» **To do**: Will you output the lines between the ones holding "Output the web" and "shadow: '0px 0px", inclusive, exactly as they stand, and only those lines, with the pictures left out?

» **Given records**:
## BEGIN
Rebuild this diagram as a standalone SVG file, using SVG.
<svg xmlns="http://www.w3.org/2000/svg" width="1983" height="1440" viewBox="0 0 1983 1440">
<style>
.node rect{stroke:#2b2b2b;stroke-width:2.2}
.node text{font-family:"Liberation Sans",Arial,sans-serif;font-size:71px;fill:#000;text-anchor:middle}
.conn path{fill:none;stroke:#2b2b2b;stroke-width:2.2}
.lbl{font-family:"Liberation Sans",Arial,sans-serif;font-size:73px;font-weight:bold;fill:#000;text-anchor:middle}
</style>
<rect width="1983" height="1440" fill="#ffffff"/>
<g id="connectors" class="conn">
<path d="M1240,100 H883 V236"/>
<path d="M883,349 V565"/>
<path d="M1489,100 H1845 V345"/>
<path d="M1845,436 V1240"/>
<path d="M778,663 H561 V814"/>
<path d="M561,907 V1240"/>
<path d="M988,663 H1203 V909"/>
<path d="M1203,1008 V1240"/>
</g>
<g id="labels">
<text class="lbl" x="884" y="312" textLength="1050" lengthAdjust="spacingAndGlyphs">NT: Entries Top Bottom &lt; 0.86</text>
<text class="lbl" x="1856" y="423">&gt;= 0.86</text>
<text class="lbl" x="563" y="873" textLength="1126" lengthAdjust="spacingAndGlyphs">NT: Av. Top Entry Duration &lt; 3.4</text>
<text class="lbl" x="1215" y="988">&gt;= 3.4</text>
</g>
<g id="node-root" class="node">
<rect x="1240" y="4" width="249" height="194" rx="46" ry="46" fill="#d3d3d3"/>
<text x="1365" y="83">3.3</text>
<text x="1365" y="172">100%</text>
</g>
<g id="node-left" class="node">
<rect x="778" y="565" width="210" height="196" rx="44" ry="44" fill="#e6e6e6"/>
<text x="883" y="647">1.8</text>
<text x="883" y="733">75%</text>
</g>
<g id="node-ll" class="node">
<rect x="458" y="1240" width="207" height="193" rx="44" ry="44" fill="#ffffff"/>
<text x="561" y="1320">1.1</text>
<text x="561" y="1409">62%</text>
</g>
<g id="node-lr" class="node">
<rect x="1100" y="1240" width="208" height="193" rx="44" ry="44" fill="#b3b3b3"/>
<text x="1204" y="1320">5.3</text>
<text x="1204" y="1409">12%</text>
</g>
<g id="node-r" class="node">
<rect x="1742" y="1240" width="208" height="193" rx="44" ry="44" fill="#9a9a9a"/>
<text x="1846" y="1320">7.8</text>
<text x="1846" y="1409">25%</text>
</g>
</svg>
## END
## BEGIN
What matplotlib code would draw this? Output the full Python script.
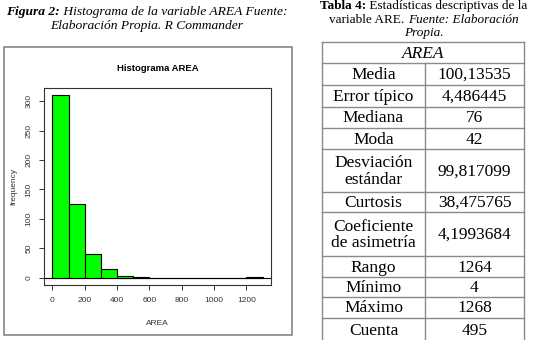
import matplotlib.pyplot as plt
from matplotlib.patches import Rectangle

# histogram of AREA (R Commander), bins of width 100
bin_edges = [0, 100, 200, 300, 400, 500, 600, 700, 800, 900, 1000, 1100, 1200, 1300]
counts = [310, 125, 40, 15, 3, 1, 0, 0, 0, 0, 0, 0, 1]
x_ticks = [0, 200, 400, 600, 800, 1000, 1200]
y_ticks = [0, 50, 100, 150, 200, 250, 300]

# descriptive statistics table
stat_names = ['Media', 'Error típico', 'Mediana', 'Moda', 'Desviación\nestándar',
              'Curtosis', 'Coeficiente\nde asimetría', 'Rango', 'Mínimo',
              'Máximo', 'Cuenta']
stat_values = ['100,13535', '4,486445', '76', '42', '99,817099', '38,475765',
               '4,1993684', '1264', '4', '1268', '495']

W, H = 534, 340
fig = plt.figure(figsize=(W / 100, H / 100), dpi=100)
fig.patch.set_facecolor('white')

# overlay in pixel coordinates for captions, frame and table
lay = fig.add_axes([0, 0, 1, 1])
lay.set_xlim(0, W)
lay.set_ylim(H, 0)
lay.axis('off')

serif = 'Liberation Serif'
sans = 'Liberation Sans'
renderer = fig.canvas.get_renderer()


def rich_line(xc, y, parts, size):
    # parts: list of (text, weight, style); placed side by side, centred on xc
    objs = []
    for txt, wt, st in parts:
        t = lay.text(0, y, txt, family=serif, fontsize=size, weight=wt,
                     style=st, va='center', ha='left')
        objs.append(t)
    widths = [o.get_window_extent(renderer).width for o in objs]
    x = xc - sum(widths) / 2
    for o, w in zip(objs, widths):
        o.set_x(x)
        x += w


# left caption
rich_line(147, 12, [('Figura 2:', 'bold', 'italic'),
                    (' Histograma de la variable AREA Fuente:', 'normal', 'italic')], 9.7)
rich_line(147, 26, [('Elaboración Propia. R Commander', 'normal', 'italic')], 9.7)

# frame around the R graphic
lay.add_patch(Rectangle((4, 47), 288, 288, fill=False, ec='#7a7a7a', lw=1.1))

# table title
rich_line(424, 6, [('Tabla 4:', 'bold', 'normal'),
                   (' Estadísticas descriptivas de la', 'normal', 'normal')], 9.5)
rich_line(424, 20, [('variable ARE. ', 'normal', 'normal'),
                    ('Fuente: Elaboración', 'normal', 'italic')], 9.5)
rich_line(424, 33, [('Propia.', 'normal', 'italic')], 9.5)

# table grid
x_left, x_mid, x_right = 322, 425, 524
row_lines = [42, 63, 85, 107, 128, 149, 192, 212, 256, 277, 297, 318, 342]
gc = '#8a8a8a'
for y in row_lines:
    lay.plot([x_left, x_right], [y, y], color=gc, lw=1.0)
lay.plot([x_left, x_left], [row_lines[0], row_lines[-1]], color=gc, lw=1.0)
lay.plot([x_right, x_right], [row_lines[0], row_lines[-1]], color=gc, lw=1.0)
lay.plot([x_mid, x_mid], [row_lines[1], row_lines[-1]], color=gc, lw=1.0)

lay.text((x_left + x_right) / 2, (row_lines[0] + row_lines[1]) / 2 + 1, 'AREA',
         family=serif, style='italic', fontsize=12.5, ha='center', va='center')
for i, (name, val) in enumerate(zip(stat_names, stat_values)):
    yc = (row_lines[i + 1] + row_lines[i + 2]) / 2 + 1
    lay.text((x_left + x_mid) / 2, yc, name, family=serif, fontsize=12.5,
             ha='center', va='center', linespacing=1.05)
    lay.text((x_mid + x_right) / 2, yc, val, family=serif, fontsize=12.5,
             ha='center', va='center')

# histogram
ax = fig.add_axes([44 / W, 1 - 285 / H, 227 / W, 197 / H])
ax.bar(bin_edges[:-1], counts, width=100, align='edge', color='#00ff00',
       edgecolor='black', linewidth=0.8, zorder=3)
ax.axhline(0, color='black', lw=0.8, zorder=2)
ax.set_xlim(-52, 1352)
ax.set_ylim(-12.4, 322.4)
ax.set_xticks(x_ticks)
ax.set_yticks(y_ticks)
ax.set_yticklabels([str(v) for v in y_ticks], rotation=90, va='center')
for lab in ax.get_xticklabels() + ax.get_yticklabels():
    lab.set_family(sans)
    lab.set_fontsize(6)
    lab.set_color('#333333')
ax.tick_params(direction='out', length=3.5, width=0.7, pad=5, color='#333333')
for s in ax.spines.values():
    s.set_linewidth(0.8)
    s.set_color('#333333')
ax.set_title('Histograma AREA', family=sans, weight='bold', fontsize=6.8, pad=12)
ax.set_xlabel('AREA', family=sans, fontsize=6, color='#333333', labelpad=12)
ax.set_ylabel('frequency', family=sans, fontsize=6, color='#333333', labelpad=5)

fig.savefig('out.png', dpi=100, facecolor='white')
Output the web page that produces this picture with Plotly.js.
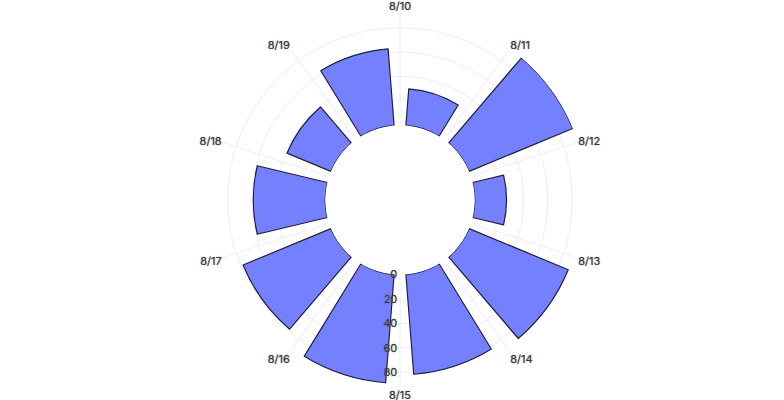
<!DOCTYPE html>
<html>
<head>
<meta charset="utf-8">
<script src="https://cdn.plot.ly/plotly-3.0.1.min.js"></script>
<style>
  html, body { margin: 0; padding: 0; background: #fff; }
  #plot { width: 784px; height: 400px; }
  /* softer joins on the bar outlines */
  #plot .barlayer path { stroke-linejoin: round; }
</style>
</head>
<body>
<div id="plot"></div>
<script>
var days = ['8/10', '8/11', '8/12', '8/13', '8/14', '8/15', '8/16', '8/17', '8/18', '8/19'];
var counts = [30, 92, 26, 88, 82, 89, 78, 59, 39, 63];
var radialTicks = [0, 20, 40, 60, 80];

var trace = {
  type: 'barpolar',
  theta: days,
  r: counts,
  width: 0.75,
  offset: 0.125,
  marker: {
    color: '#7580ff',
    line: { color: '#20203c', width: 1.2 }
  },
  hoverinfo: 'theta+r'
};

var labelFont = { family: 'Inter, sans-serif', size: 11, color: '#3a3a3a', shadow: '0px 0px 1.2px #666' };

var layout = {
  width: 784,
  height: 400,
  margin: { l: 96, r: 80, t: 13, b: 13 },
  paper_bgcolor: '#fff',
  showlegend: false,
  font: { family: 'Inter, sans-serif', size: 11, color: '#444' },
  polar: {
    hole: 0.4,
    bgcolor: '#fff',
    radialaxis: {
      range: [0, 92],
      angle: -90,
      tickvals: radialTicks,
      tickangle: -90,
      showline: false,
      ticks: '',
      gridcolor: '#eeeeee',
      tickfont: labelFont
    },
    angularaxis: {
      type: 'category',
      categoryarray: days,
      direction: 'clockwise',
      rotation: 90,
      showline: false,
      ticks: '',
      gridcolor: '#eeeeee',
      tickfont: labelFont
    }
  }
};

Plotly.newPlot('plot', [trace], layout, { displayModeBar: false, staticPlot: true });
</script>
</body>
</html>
## END
» **Task answer**:
Output the web page that produces this picture with Plotly.js.
<!DOCTYPE html>
<html>
<head>
<meta charset="utf-8">
<script src="https://cdn.plot.ly/plotly-3.0.1.min.js"></script>
<style>
  html, body { margin: 0; padding: 0; background: #fff; }
  #plot { width: 784px; height: 400px; }
  /* softer joins on the bar outlines */
  #plot .barlayer path { stroke-linejoin: round; }
</style>
</head>
<body>
<div id="plot"></div>
<script>
var days = ['8/10', '8/11', '8/12', '8/13', '8/14', '8/15', '8/16', '8/17', '8/18', '8/19'];
var counts = [30, 92, 26, 88, 82, 89, 78, 59, 39, 63];
var radialTicks = [0, 20, 40, 60, 80];

var trace = {
  type: 'barpolar',
  theta: days,
  r: counts,
  width: 0.75,
  offset: 0.125,
  marker: {
    color: '#7580ff',
    line: { color: '#20203c', width: 1.2 }
  },
  hoverinfo: 'theta+r'
};

var labelFont = { family: 'Inter, sans-serif', size: 11, color: '#3a3a3a', shadow: '0px 0px 1.2px #666' };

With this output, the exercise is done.